Я работала в Пскове[1], когда Ахматова в порыве раскаяния пригласила к себе Суркова, чтобы поговорить обо мне. Сурков явился с букетом белых роз неслыханной красоты. Ахматовой ничего не пришлось ему объяснять, потому что он говорил обо мне с вдохновением и приплясом. Он твердо обещал немедленно устроить мне прописку и комнату. Ахматова пришла в восторг. Я получила от нее телеграмму в Псков с похвалой Суркову. В тот же день пришла вторая телеграмма - от человека, которого я называю "некто в штатском". Он сообщил, что Литфонд перевел мне двести рублей. Ссуда была безвозвратной. Сурков проявил чуткость, свойственную функционеру, - комната и прописка превратились в кучку денег. Я сначала не хотела брать этих денег, но потом вспомнила Женю Левитина, первую ласточку, который однажды по такому же поводу накричал на меня: "С паршивой собаки хоть шерсти клок!" На эти деньги я купила "Камень", принадлежавший Каблукову. На полях Каблуков вписал груду стихов Мандельштама. Он трогательно следил за своим молодым другом... Я считаю, что это хорошее употребление денег, выданных грязным учреждением. Прошло немного времени, и Фриде удалось пробить мою прописку. Наклюнулась кооперативная квартира. Симонов обратился в Литфонд с просьбой дать мне взаймы тысячу на покупку квартиры. Он гарантировал возвращение ссуды. Литфонд начисто отказал. Деньгами он не рисковал - их вернул бы Симонов. Отказ носил принципиальный характер. Деньги мне дал Симонов. Половину мне удалось ему вернуть. Вторые пятьсот рублей ему вернут, когда я умру, потому что наследники получат внесенный мной пай. Я очень благодарна Симонову и должна сказать, что и первую половину он взял неохотно.

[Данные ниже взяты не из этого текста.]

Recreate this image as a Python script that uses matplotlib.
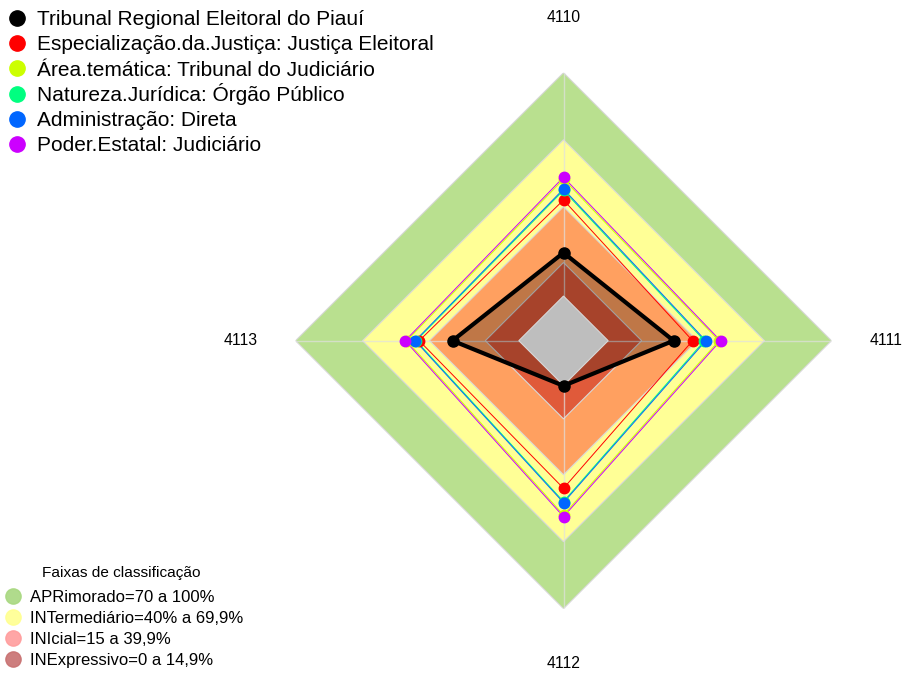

В период моих сношений с Сурковым у нас был еще ряд любопытных разговоров, характе-ризующих таинственную прослойку, к которой он принадлежит. Когда началась заваруха с "Доктором Живаго", я вошла в кабинет Суркова сразу после Пастернака. Перед аудиенцией Пастернак очень волновался, думая, что на него навалится куча писателей и разорвет его на части. (Ритуал у них действительно омерзительный. Оксман утверждал, что вызовы и допросы на Лубянке были менее гнусны, чем травля писательской своры.) Я ждала в коридоре, и меня тошнило при мысли, что в кабинете заедают Пастернака. "К черту у них комнату брать, - думала я, - пусть подавятся..." Я всегда думала о функционерах и писателях, употребляя некрасивые обороты и грубые слова. Но Пастернак вышел от Суркова веселенький - они договорились о телеграмме в Италию, запрещающей печатать книгу. Доволен был и Сурков, потому что добился своего.
Доволен, наверное, был и итальянский издатель, потому что скандал повысил спрос на книгу. (Как они сейчас служат молебны, чтобы меня посадили, и тем самым дали отличный материал для рекламы моей первой книги.)
Веселенький Сурков забыл, что в приемной его ждет толпа посетителей, и увлек меня в разговор о романе. Он дал оценку и стихов Пастернака: ему не нравилось, что "определение не имеет никаких общих признаков с определяемым". Примеры, которые Сурков приводил как негодные: "С усов утеса льющееся пиво"[2] и "Прибой, как вафли, их печет"[3] (в первом случае речь идет о морской пене, во втором - о волнах). Суркову хотелось, чтобы все писали так же понятно, как Пушкин и Шекспир. Я перевела ему по памяти два-три шекспировских сравнения из любимых мной разговоров миссис Куикли[4], но на него ничто подействовать не могло. Литературные правила твердо засели в его мозгу. "Моча в норме", - сказала бы Ахматова, то есть средне-писательское понимание поэзии или Пастернак с точки зрения социалистического благоразумия. В разговоре были затронуты и более актуальные вопросы. Сурков заявил, что доктор Живаго не смеет судить о революции. Он был убежден, что Октябрьская революция может обсуждаться только "победителями", а у прочих и тем более у пострадавших права на суждение нет. Переубедить его было невозможно, и все мои доводы пропали зря. Такова позиция, разделяемая всеми "победителями" (живыми и мертвыми) и функционерами: слово предоставляется только тому, кто говорит по бумажке. Остальные пусть заткнутся. В противном случае их постараются заткнуть, то есть посадят. Вторая ступень: каждый обязан, если прикажут, говорить по бумажке. Иначе кувырком в яму. В писательских организациях такая дисциплина была достигнута без всякого труда на самой заре - полстолетия назад Сурков радовался речи Хрущева, но не отдавал себе отчета, что с гробовым молчанием покончено. Он так привык к молчанию и так называемому единомыслию, что искренно считал его единственно возможным и нормальным для общества состоянием.